Nanospheres that target cancer cells and gradually release drugs could make treatment safer and more effective.
A single treatment of drug-bearing nanoparticles effectively destroys prostate cancer tumors in mice, according to experiments by researchers at MIT and Harvard Medical School. This approach could lead to powerful treatments without the side effects associated with cancer therapy, say the scientists.
“We did a single injection of the particles, and then followed the tumor for the next 109 days, and showed that we basically had complete tumor elimination,” says Omid Farokhzad, assistant professor of anesthesia at Harvard Medical School, who, along with Robert Langer, chemical engineering professor at MIT, led the research. Because the ingredients used to make the nanoparticle drug system have already been okayed by the FDA for other purposes, the researchers hope to win quick approval for testing the new technology in humans. The results were published this week in the Proceedings of the National Academy of Sciences.
[For an image of cells with embedded nanoparticles, click here.]
Because many patients receive regular screenings for prostate cancer, doctors increasingly discover and treat the disease at an early stage, when it is still confined to single tumors. At this stage, a single injection of radioactive materials directly into the tumor can be an effective treatment, killing the tumor over several months. But this treatment has side effects, such as erectile dysfunction, in about 40 percent of patients, says Farokhzad. Surgery, another option, has risks of complications. For later-stage cancer, chemotherapy is an option, but that also comes with side effects – and requires many doses.
The researchers believe the nanoparticles should provide the one-shot therapy advantage of radiation, but without the side effects, in part because the particles deliver drugs specifically to the inside of cancer cells, avoiding damage to healthy tissue.
To make the nanoparticles, the researchers mix together a prostate cancer drug (docetaxel) and polymers that are already FDA-approved (one of them is used for sutures). The polymer formed spheres with the drugs trapped within. The researchers then chemically attach pieces of RNA, called aptamers, to the surface of the spheres. The RNA folds into shapes that fit into complementary structures on the surface of prostate-cancer cells.
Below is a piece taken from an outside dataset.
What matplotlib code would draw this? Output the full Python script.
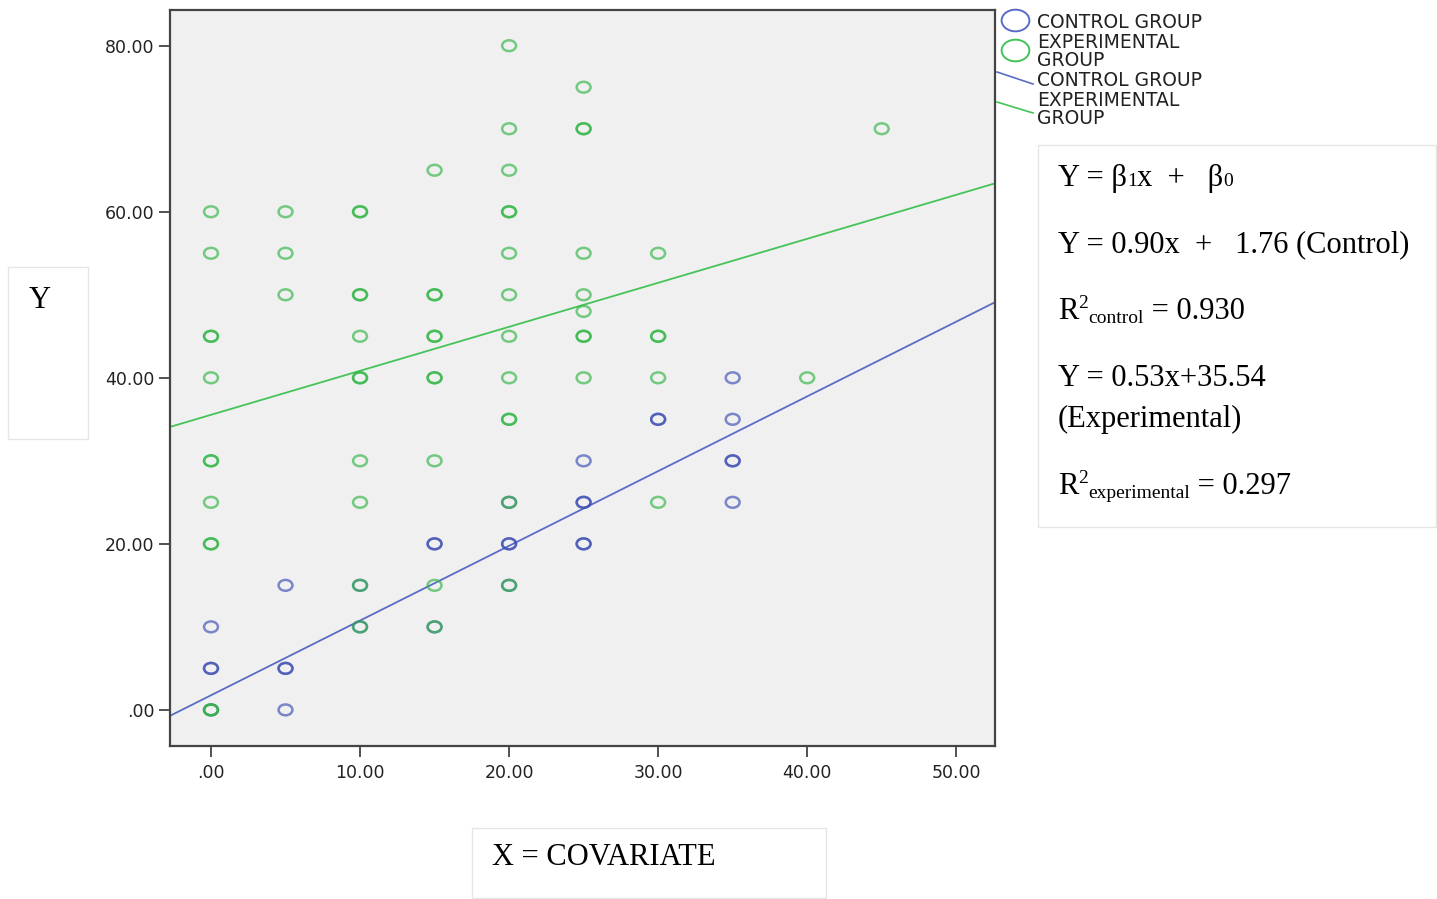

In the mouse experiments, researchers allowed tumors to grow to a certain size before injecting the targeted nanoparticles, or one of a variety of control substances, directly into the tumor. In controls using either saline, polymer nanoparticles without the drug, or the drug alone, almost all the mice died during the experiment. In contrast, all of the mice injected with the targeted nanoparticles survived, and in most cases (five out of seven) the tumors disappeared.
A key to the nanoparticles’ effectiveness is the ability of their RNA strands to bind to a cancer cell membrane. The cell then pulls the particles inside. Having the particles inside the cell has two advantages: it gets the drug where it needs to be to kill the cells, and it decreases the concentration of the drug outside the cancer cells, thereby decreasing toxicity to healthy tissue. The fact that the polymer releases the drug gradually also helps – the drug is released over the hours or days it takes for the particles to be pulled into cells, where it continues to be released, killing the cells.
In contrast, when the drug is injected into the tumor without being encapsulated inside particles, it has little effect, and the tumor continues growing. Apparently, the drug diffuses out of the tumor area before it can kill off all the cancer cells.
Early toxicity trials of the nanoparticles could begin in two years, if further animal studies go well, says Farokhzad.
The drug-delivery technology is part of a larger effort by researchers to use nanotechnology to revolutionize cancer treatment. Joseph DeSimone, chemistry and chemical engineering professor at the University of North Carolina at Chapel Hill and North Carolina State University, for example, has recently started mouse trials using his own polymer-based nanoparticles for drug deliver. University of Michigan physician James Baker’s nanoparticles based on highly branched structures called dendrimers have also shown success against cancer in rodents.
The MIT-Harvard researchers are also working on targeting pancreatic cancer and eventually breast cancer and cardiovascular disease. Henry Brem, neurosurgeon and director of the department of neurosurgery at Johns Hopkins University School of Medicine, would like to adapt the nanoparticles for brain cancer, especially for treating tumors difficult to reach with surgery. “It’s not going to affect the brain, it will only affect the tumor cells. To just inject it into the tumors and eradicate them, that would be a huge step forward for neural oncology. If we could get a hold of it, we would do it tomorrow, in the laboratory,” he says.
Eventually, the MIT-Harvard researchers hope to design nanoparticles that can be injected into the bloodstream, from which they could seek out cancer cells anywhere in the body, making it possible to treat late-stage metastasized cancer. “Even though this represents a small percentage of patients that actually have the disease, these are the ones that have no therapeutic option available to them,” Farokhzad says. “So the idea of having nanoparticles that can circulate through the body, find cancer cells, and kill them, is very, very attractive.”
To this end, they are generating “libraries” of nanoparticles of various sizes with different chemical properties and molecular attachments, which they will test in vitro and in vivo to identify those that are most effective at finding and destroying cancer cells without becoming lodged in healthy organs.